Thursday, September 20, 2007

The Battle of Antietam Anniv. Blog


The battle was over by 5:30 p.m. Losses for the day were heavy on both sides. The Union had 12,401 casualties with 2,108 dead. Confederate casualties were 10,318 with 1,546 dead. This represented 25% of the Federal force and 31% of the Confederate. More Americans died on September 17, 1862, than on any other day in the nation's military history, including World War II's D-Day and the terrorist assaults of September 11, 2001. On the morning of September 18, Lee's army prepared to defend against a Federal assault that never came. After an improvised truce for both sides to recover and exchange their wounded, Lee's forces began withdrawing across the Potomac that evening to return to Virginia.President Lincoln was disappointed in McClellan's performance.
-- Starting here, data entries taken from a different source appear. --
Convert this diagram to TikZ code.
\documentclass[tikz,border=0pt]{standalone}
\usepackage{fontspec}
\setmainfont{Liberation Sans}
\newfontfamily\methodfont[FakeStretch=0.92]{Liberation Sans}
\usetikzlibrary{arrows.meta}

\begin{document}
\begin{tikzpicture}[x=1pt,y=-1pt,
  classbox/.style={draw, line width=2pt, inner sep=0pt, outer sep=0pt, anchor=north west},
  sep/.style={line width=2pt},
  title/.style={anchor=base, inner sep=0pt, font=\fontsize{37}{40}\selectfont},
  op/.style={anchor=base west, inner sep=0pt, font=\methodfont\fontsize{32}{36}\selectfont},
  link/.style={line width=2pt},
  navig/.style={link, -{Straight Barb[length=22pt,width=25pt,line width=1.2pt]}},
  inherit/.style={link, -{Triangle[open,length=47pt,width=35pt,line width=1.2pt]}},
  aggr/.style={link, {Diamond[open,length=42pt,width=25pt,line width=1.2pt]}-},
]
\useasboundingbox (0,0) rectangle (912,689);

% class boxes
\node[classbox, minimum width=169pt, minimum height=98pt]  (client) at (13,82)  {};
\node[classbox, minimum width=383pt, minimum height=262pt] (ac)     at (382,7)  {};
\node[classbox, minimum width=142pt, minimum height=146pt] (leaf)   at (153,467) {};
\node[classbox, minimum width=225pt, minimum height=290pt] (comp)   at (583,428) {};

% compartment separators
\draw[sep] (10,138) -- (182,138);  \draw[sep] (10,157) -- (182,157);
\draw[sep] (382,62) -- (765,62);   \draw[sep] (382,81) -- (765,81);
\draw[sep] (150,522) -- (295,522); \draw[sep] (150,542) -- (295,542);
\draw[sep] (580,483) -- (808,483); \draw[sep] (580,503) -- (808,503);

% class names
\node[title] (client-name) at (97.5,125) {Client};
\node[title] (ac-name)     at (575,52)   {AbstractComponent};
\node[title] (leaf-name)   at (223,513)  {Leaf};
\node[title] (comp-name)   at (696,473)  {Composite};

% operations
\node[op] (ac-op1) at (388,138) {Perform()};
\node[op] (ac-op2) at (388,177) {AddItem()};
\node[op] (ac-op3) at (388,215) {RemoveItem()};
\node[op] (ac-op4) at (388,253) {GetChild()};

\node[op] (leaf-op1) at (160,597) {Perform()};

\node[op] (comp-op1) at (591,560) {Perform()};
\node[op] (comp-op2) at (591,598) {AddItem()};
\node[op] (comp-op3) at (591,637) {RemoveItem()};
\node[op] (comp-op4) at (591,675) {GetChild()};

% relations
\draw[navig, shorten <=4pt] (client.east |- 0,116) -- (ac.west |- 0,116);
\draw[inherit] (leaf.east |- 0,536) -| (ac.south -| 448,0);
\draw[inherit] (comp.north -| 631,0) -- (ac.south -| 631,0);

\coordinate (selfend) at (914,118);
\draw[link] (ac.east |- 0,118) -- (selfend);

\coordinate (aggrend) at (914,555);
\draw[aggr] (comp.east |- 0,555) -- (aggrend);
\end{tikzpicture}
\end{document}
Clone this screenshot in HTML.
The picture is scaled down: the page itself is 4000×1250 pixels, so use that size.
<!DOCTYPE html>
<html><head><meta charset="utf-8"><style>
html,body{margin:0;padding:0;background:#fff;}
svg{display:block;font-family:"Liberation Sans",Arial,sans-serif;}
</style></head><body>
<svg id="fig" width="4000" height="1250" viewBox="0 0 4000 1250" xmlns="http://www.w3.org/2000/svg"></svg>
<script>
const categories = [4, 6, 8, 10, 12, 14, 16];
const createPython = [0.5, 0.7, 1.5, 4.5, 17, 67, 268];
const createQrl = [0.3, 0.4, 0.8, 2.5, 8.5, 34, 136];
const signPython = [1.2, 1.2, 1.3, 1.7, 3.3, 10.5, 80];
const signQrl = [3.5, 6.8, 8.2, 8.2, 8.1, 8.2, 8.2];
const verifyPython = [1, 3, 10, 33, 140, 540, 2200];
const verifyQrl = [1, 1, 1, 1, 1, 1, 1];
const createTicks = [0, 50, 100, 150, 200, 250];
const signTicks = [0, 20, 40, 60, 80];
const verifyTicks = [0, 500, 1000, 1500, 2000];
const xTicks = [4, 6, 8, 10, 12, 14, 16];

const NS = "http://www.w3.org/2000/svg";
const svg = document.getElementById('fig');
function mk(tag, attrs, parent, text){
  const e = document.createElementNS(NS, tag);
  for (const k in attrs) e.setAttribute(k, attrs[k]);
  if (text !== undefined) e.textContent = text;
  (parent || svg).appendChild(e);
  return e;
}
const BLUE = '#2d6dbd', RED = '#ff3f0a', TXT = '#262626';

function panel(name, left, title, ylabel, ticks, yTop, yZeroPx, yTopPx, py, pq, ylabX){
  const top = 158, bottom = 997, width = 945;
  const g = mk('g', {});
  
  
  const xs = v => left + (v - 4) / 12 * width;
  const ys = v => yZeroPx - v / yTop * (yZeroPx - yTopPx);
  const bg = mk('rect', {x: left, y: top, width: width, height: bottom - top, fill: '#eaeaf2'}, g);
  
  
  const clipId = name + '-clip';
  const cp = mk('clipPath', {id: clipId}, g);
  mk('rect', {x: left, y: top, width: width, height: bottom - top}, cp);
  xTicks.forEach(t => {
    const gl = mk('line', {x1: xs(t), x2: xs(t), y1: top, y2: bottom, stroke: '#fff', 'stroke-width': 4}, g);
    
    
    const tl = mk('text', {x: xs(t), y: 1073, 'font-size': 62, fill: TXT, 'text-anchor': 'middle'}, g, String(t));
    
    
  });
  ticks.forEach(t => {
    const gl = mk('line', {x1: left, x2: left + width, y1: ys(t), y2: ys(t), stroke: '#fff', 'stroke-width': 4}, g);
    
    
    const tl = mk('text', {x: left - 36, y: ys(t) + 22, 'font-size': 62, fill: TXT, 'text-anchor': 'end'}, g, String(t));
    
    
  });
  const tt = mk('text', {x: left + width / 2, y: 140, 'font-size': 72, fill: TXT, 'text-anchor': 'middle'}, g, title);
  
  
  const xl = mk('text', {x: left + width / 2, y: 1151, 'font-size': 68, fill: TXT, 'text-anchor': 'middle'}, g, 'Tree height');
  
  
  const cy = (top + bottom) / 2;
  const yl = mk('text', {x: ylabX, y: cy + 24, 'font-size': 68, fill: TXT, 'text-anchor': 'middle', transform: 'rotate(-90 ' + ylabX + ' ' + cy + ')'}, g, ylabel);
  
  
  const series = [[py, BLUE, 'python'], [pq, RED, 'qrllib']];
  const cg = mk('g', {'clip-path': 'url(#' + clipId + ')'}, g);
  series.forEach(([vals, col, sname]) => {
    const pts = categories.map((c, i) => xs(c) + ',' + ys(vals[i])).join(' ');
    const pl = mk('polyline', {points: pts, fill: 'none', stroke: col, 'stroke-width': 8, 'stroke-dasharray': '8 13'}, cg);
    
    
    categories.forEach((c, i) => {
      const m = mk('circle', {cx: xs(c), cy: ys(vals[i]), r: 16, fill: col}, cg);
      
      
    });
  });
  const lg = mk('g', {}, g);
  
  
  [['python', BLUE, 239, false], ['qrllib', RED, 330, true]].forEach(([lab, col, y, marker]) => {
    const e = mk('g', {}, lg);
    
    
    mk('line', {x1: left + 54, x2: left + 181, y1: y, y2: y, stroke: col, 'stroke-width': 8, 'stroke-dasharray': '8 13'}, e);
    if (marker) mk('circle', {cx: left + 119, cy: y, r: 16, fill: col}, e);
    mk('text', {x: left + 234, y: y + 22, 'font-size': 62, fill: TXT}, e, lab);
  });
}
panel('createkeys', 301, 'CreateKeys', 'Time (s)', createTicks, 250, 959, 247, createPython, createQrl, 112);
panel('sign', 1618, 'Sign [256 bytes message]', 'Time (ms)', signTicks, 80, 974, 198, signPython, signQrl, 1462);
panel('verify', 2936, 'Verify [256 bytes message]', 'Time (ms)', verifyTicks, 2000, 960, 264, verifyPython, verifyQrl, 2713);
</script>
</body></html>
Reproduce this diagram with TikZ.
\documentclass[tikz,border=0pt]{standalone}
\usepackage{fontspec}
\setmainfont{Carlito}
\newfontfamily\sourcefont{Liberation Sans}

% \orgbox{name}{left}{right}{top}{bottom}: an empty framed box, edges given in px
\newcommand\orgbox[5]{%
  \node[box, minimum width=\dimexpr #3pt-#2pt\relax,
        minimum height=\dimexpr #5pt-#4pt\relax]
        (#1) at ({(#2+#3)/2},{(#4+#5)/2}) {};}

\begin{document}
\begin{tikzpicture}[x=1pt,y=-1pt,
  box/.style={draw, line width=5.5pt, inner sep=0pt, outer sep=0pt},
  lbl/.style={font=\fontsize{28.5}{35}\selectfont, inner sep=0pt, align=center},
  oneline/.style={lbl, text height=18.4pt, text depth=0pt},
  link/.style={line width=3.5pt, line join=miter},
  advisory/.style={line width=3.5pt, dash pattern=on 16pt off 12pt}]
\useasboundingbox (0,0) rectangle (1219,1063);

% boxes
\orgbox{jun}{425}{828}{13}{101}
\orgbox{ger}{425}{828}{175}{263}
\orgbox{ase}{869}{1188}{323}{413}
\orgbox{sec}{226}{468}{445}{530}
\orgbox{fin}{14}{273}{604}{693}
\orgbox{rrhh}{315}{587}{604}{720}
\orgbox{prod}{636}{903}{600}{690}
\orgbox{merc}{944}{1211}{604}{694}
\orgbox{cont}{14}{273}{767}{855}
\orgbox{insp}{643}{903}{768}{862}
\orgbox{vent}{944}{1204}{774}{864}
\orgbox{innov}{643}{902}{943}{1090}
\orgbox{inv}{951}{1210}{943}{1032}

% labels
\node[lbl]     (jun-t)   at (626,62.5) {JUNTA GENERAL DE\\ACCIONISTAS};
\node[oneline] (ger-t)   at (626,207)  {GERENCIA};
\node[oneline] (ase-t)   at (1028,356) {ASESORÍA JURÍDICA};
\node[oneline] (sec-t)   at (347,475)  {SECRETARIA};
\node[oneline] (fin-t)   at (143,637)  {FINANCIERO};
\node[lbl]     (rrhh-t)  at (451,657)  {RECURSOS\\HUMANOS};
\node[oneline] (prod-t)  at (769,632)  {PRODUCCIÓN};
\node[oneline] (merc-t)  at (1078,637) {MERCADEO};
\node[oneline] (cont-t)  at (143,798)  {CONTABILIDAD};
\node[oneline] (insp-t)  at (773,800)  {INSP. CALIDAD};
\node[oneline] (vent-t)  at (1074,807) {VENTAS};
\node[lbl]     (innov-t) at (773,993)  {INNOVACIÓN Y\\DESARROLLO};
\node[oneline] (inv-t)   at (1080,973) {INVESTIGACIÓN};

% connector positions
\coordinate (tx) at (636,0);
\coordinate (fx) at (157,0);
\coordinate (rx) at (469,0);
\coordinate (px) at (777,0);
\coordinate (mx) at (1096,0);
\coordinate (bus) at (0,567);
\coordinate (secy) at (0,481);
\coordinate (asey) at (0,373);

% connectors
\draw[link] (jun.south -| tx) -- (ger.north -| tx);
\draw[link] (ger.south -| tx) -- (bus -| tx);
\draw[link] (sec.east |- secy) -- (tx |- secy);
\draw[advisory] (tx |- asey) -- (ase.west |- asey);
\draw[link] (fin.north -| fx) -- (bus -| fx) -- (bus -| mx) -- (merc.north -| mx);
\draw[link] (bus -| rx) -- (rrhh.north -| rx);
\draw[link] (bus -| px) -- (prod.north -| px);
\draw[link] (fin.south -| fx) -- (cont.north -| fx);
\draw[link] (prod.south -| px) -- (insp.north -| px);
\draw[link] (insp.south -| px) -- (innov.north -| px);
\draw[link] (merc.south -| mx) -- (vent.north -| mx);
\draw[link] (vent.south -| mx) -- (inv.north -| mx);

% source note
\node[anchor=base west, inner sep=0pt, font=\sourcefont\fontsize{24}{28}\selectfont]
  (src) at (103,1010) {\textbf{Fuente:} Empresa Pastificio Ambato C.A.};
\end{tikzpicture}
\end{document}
He believed that McClellan's cautious and poorly coordinated actions in the field had forced the battle to a draw rather than a crippling Confederate defeat.
Historian Stephen Sears agrees.[46]" In making his battle against great odds to
save the Republic, General McClellan had committed barely 50,000 infantry and
artillerymen to the contest. A third of his army did not fire a shot. Even at
that, his men repeatedly drove the Army of Northern Virginia to the brink of
disaster, feats of valor entirely lost on a commander thinking of little beyond
staving off his own defeat." Stephen W. Sears, Landscape Turned Red

2 comments:

Brian Downey said...

Hey Mike,

That's great photo of the Dunkard Church (I can look at artillery all day!). Did you take it recently?

I don't know that I'd take Sears strictly at face value, though ... there might be more to the battle than that. :)

Mike said...

It is one i found online, I have never visited the Antietam battlefield. I need to go there.